Database Performance and Caching

Access to RDF data stored in databases, other than Apache Jena TDB, is significantly slower than with data from memory (files). A large factor of the performance difference is due to network effects, esp the number of transactions. As a general rule, performance is better if the number of database queries is kept to a minimum.

If you have files that are large (i.e., 500K triples or more), we recommend saving them as TDB databases. You can do this by using Import > TopBraid Composer> Import RDF files into a new TDB. This will avoid loading the entire graph into memory and will result in you being able to open large graphs much faster and with less allocated RAM.

Start-up Inferencing

Graphs that contain many classes (and sub-class relationships) may take a while to open with TBC. This is because the system attempts to infer missing superclass relationships to make sure that each class shows up in the Classes View. The TopBraid preferences page contains an option to bypass this step to improve start-up performance. Note that if you use this option, you need to make sure that each named class in your model has at least one other named class as superclass. You can achieve this by running the start-up inferences normally once, and then assert all inferred rdfs:subClassOf triples of the direct subclasses of owl:Thing or rdfs:Resource. Then save the database and check the option to suppress the default superclass inference.

Incremental Caching

By default, TopBraid wrap each database (except Jena TDBs) with an in-memory cache. This in-memory cache is built up incrementally, and basically remembers every query that was done in the past, unless it exceeds the capabilities of the cache. For example, if a user has clicked on an instance to get all triples related to that instance, then the system will have cached these SPO patterns in memory, so that future requests against the same instance can be handled almost instantaneously, without having to round trip with the database. In order to facilitate this, TopBraid Composer pre-builds certain caches such as (*, rdf:type, *) so that the most commonly needed queries can be handled by the cache. The properties in that category can be configured in the TopBraid Composer Preferences.

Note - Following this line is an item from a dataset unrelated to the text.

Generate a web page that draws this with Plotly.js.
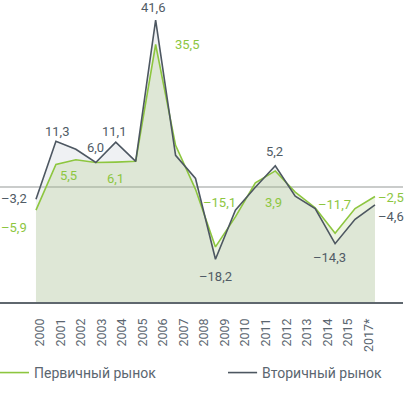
<!DOCTYPE html>
<html>
<head>
<meta charset="utf-8">
<script src="https://cdn.plot.ly/plotly-3.0.1.min.js"></script>
<style>html,body{margin:0;padding:0;background:#fff;}#chart{width:412px;height:397px;}</style>
</head>
<body>
<div id="chart"></div>
<script>
// ---- data ----
const YEARS = [2000, 2001, 2002, 2003, 2004, 2005, 2006, 2007, 2008, 2009, 2010, 2011, 2012, 2013, 2014, 2015, 2016, 2017];
const PRIMARY = [-5.9, 5.5, 6.7, 6.0, 6.1, 6.3, 35.5, 10.3, -0.7, -15.1, -7.6, 0.9, 3.9, -1.4, -5.3, -11.7, -5.5, -2.5];
const SECONDARY = [-3.2, 11.3, 9.3, 6.0, 11.1, 6.3, 41.6, 7.8, 2.0, -18.2, -5.9, -0.2, 5.2, -2.4, -5.5, -14.3, -8.2, -4.6];
const TICK_LABELS = ['2000', '2001', '2002', '2003', '2004', '2005', '2006', '2007', '2008', '2009', '2010', '2011', '2012', '2013', '2014', '2015', '2017*'];
const SERIES_NAMES = ['Первичный рынок', 'Вторичный рынок'];

// ---- style ----
const GREEN = '#8dc63f';
const DARK = '#4d5761';
const TEXT_DARK = '#505b65';
const FONT = 'Roboto, "Open Sans", sans-serif';
const Y_RANGE = [-28.875, 46.625];
const X_RANGE = [YEARS[0] - 1.805, YEARS[0] + 18.405];

const fmt = v => (v < 0 ? '–' : '') + Math.abs(v).toFixed(1).replace('.', ',');
const baseline = YEARS.map(() => Y_RANGE[0]);

const traces = [
  {x: YEARS, y: baseline, mode: 'lines', line: {width: 0}, showlegend: false, hoverinfo: 'skip'},
  {x: YEARS, y: SECONDARY, mode: 'lines', line: {width: 0}, fill: 'tonexty', fillcolor: 'rgba(190,198,206,0.25)', showlegend: false, hoverinfo: 'skip'},
  {x: YEARS, y: baseline, mode: 'lines', line: {width: 0}, showlegend: false, hoverinfo: 'skip'},
  {x: YEARS, y: PRIMARY, mode: 'lines', line: {width: 0}, fill: 'tonexty', fillcolor: 'rgba(120,170,40,0.14)', showlegend: false, hoverinfo: 'skip'},
  {x: YEARS, y: PRIMARY, mode: 'lines', name: SERIES_NAMES[0], legend: 'legend', line: {color: GREEN, width: 1.6}},
  {x: YEARS, y: SECONDARY, mode: 'lines', name: SERIES_NAMES[1], legend: 'legend2', line: {color: DARK, width: 1.6}}
];

// label placement: [series, index, dx, dy, anchor]
const LABEL_SPECS = [
  ['s', 6, -3, -13, 'center'],
  ['p', 6, 31, 0, 'center'],
  ['s', 1, 1, -10, 'center'],
  ['s', 3, 0, -15, 'center'],
  ['s', 4, -2, -11, 'center'],
  ['p', 1, 13, 11, 'center'],
  ['p', 4, 0, 16, 'center'],
  ['s', 0, -36, -1, 'left'],
  ['p', 0, -36, 17, 'left'],
  ['s', 9, 0, 17, 'center'],
  ['p', 9, 4, -44, 'center'],
  ['p', 12, -2, 32, 'center'],
  ['s', 12, -1, -14, 'center'],
  ['p', 15, -1, -29, 'center'],
  ['s', 15, -6, 14, 'center'],
  ['p', 17, 2, 1, 'left'],
  ['s', 17, 2, 12, 'left']
];

const annotations = LABEL_SPECS.map(([ser, i, dx, dy, anchor]) => {
  const vals = ser === 'p' ? PRIMARY : SECONDARY;
  return {
    x: YEARS[i], y: vals[i], xref: 'x', yref: 'y',
    text: fmt(vals[i]), showarrow: false,
    xanchor: anchor, yanchor: 'middle',
    xshift: dx, yshift: -dy, borderpad: 0,
    font: {family: FONT, size: 13, color: ser === 'p' ? GREEN : TEXT_DARK}
  };
});

const legendBase = {
  orientation: 'h', y: -0.235, xanchor: 'left', yanchor: 'middle',
  indentation: -6,
  font: {family: FONT, size: 14, color: '#5b6670'},
  bgcolor: 'rgba(0,0,0,0)'
};

const layout = {
  width: 412, height: 397,
  margin: {l: 0, r: 9, t: 0, b: 95, pad: 0, autoexpand: false},
  paper_bgcolor: '#fff', plot_bgcolor: 'rgba(0,0,0,0)',
  font: {family: FONT, color: TEXT_DARK},
  showlegend: true,
  legend: Object.assign({}, legendBase, {x: 0}),
  legend2: Object.assign({}, legendBase, {x: 0.566}),
  xaxis: {
    range: X_RANGE, tickmode: 'array',
    tickvals: TICK_LABELS.map((_, i) => YEARS[0] + 0.2 + i * 1.03),
    ticktext: TICK_LABELS, tickangle: -90,
    tickfont: {family: FONT, size: 12.5, color: '#5b6670'},
    ticks: '', ticklabelstandoff: 10,
    showgrid: false, zeroline: false,
    showline: true, linecolor: '#5f676e', linewidth: 1.5
  },
  yaxis: {
    range: Y_RANGE, showticklabels: false, ticks: '', showgrid: false, showline: false,
    zeroline: true, zerolinecolor: '#cacccb', zerolinewidth: 2
  },
  annotations: annotations
};

Plotly.newPlot('chart', traces, layout, {displayModeBar: false, staticPlot: true});
</script>
</body>
</html>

There is an optional global setting (specified as system property topbraid.cacheAll=true which might be particularly useful for TopBraid Live applications. In this mode, the system will cache the whole database at start-up, and thus never have to read from the database again. This, of course, requires lots of memory and will significantly slow down start-up times.

One limitation of this caching approach are that certain triple matches may have too many matches and exceed the cache size. Another limitation is that it is often hard to anticipate which query patterns should be cached in advance, so that the system still needs to ask many small queries.